Известно, что сознание собственной вины и ошибки возбуждает гнев в грубом человеке. Наш Щекотихин, находясь в таком положении, разразился потоком неприличных слов и ужасных ругательств, которые сопровождались еще разными угрозами. Но так как станционный смотритель по закону имел право только жаловаться на это и не мог задержать дальнейшего следования курьера, то поэтому он дал нам другую лошадь; но найти другого ямщика было гораздо затруднительнее; это заставило нас прождать довольно долго, чем я со своей стороны был доволен.
Во все это время я оставался один в карете; брат станционного смотрителя, подойдя ко мне, сказал внушительно: «Ваше имя не прописано в подорожной». Я не знал, что ему отвечать, и только впоследствии узнал, что не встречая моего имени в подорожной, смотритель имел право не давать лошадей. Если бы я знал это ранее, то предложил бы ему воспользоваться его правом. Что бы стал делать Щекотихин? Он принужден был бы ждать и сообщить об этом в Ригу. Рижский губернатор, не зная ничего, отнесся бы к митавскому губернатору, на что потребовалось бы много времени, а в этом деле, как и во всяком другом, выжидание было бы очень кстати; я мог бы, пользуясь этим, обдумать и устроить мое бегство, но не зная ничего, я не воспользовался этим удобным случаем и мы после обеда снова пустились в путь.
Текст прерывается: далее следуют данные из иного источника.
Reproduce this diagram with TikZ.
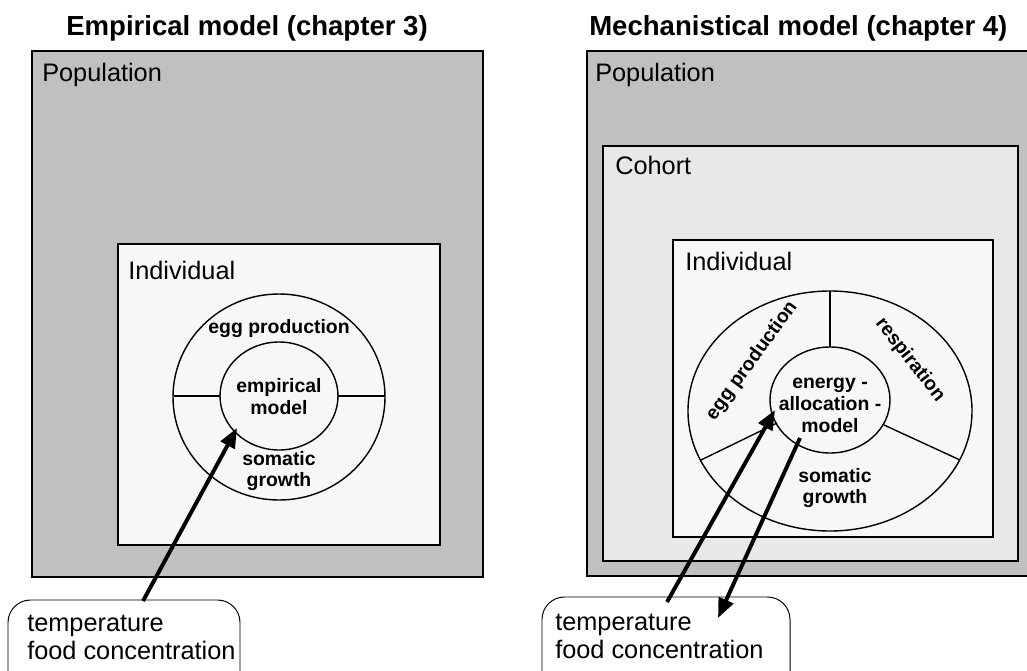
\documentclass[tikz,border=0pt]{standalone}
\usepackage{fontspec}
\setmainfont{Liberation Sans}
\usetikzlibrary{arrows.meta}
\definecolor{popgray}{RGB}{192,192,192}
\definecolor{cohgray}{RGB}{232,232,232}
\definecolor{indgray}{RGB}{247,247,247}

\begin{document}
\begin{tikzpicture}[x=0.025cm,y=-0.025cm,
  popbox/.style={draw,line width=2pt,fill=popgray},
  cohbox/.style={draw,line width=1.8pt,fill=cohgray},
  indbox/.style={draw,line width=1.8pt,fill=indgray},
  ring/.style={line width=1pt},
  lvl/.style={anchor=base west,inner sep=0pt,font=\fontsize{18}{22}\selectfont},
  ttl/.style={anchor=base west,inner sep=0pt,font=\fontsize{19.6}{22}\selectfont\bfseries},
  part/.style={align=center,inner sep=0pt,font=\fontsize{13.8}{15.6}\selectfont\bfseries},
  factbox/.style={draw,line width=0.7pt,rounded corners=16pt},
  facts/.style={anchor=base west,inner sep=0pt,align=left,font=\fontsize{18}{19.5}\selectfont},
  flow/.style={line width=2.8pt,-{Triangle[length=14pt,width=11pt]}}]
  \useasboundingbox (0,0) rectangle (1027,671);

  % ---------- empirical model (left)
  \node[ttl] (ttlemp) at (66,35) {Empirical model (chapter 3)};
  \draw[popbox] (32,51) rectangle (483,577);
  \node[lvl] (popL) at (42,81) {Population};
  \draw[indbox] (118,244) rectangle (440,545);
  \node[lvl] (indL) at (128,279) {Individual};
  % rings
  \draw[ring] (279,397) ellipse [x radius=106,y radius=103];
  \draw[ring] (279,396) ellipse [x radius=59,y radius=54];
  \draw[ring] (174,396)--(220,396);
  \draw[ring] (338,396)--(385,396);
  \node[part] (eggL) at (279,329) {egg production};
  \node[part] (empcore) at (279,397) {empirical\\model};
  \node[part] (somL) at (279,471) {somatic\\growth};
  % environment
  \draw[factbox] (8,600) rectangle (240,720);
  \node[facts] (factsL) at (27,659) {temperature\\food concentration};
  \coordinate (inL) at (143,601);
  \coordinate (coreL) at (237,428);
  \draw[flow] (inL) -- (coreL);

  % ---------- mechanistical model (right)
  \node[ttl] (ttlmech) at (589,35) {Mechanistical model (chapter 4)};
  \draw[popbox] (587,51) rectangle (1045,576);
  \node[lvl] (popR) at (595,81) {Population};
  \draw[cohbox] (603,146) rectangle (1018,561);
  \node[lvl] (cohR) at (615,174) {Cohort};
  \draw[indbox] (673,240) rectangle (993,537);
  \node[lvl] (indR) at (685,270) {Individual};
  % rings
  \draw[ring] (830,411) ellipse [x radius=142,y radius=120];
  \draw[ring] (830,400) ellipse [x radius=60,y radius=53];
  \draw[ring] (830,291)--(830,347);
  \draw[ring] (777,423)--(701,460);
  \draw[ring] (884,425)--(960,460);
  \node[part,rotate=54] (eggR) at (752,361) {egg production};
  \node[part,rotate=-52] (respR) at (910,360) {respiration};
  \node[part] (mechcore) at (830,405) {energy -\\allocation -\\model};
  \node[part] (somR) at (835,488) {somatic\\growth};
  % environment
  \draw[factbox] (542,597) rectangle (790,720);
  \node[facts] (factsR) at (555,658) {temperature\\food concentration};
  \coordinate (inR) at (667,602);
  \coordinate (coreR) at (775,410);
  \coordinate (outR) at (800,438);
  \coordinate (backR) at (718,618);
  \draw[flow] (inR) -- (coreR);
  \draw[flow] (outR) -- (backR);
\end{tikzpicture}
\end{document}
Дорогой я осматривал местность и в особенности Штокманнсгоф. Двина текла по правой стороне, а на левой возвышался ряд холмов, покрытых лесом. В шесть часов мы были на пограничной станции Лифляндии и Витебской губернии.
Скоро будет конец, думал я про себя. Проехав Лифляндию, я не буду иметь уже в стране друзей, знакомых, и не встречу человека, который говорил бы одним со мною языком. Теперь или никогда возможно было мое бегство. Я немедленно заявил, что хотя и рано, но я не в состоянии ехать далее и хочу отдохнуть. Эта просьба не понравилась Щекотихину; он желал везти меня со всевозможною скоростью; однако он остановился по моему желанию; если он делал мне такое снисхождение, то потому, что в данной ему инструкции предписывалось ласково и вежливо со мною обходиться.
Мы стали устраиваться, чтобы провести ночь. Почтовая станция была отвратительная; свиньи, куры наполняли комнату. Я настаивал перебраться в находившийся недалеко каменный постоялый двор, где, по-видимому, можно было найти более удобств. Настоящею же причиною моих настояний было то, что почтовая станция представляла собою место крайне неудобное для осуществления моего замысла.
Постоялый двор, к которому мы направились, содержал еврей; двор этот принадлежал к Штокманнсгофу и стоял фасадом на большую почтовую дорогу, которая отделяла его от Двины. В нескольких шагах начинались те холмы, на которые возлагал я всю мою надежду. Курьер начал приготовлять ужин; он хвастался искусством варить кушанья и заколол курицу, обещая сварить из нее прекрасный суп. Я делал вид, что очень доволен этими приготовлениями, и пошел вместе с Щекотихиным прогуливаться перед кабаком. Я осматривал берега реки и плоты, которые по ней неслись. Я знакомился втихомолку с местностью, по временам входил в свою комнату и смотрел на окошко, завязанное простою веревкою. Я убедился, что оно может содействовать осуществлению моего замысла, так как оно открывалось и закрывалось без всякого шума.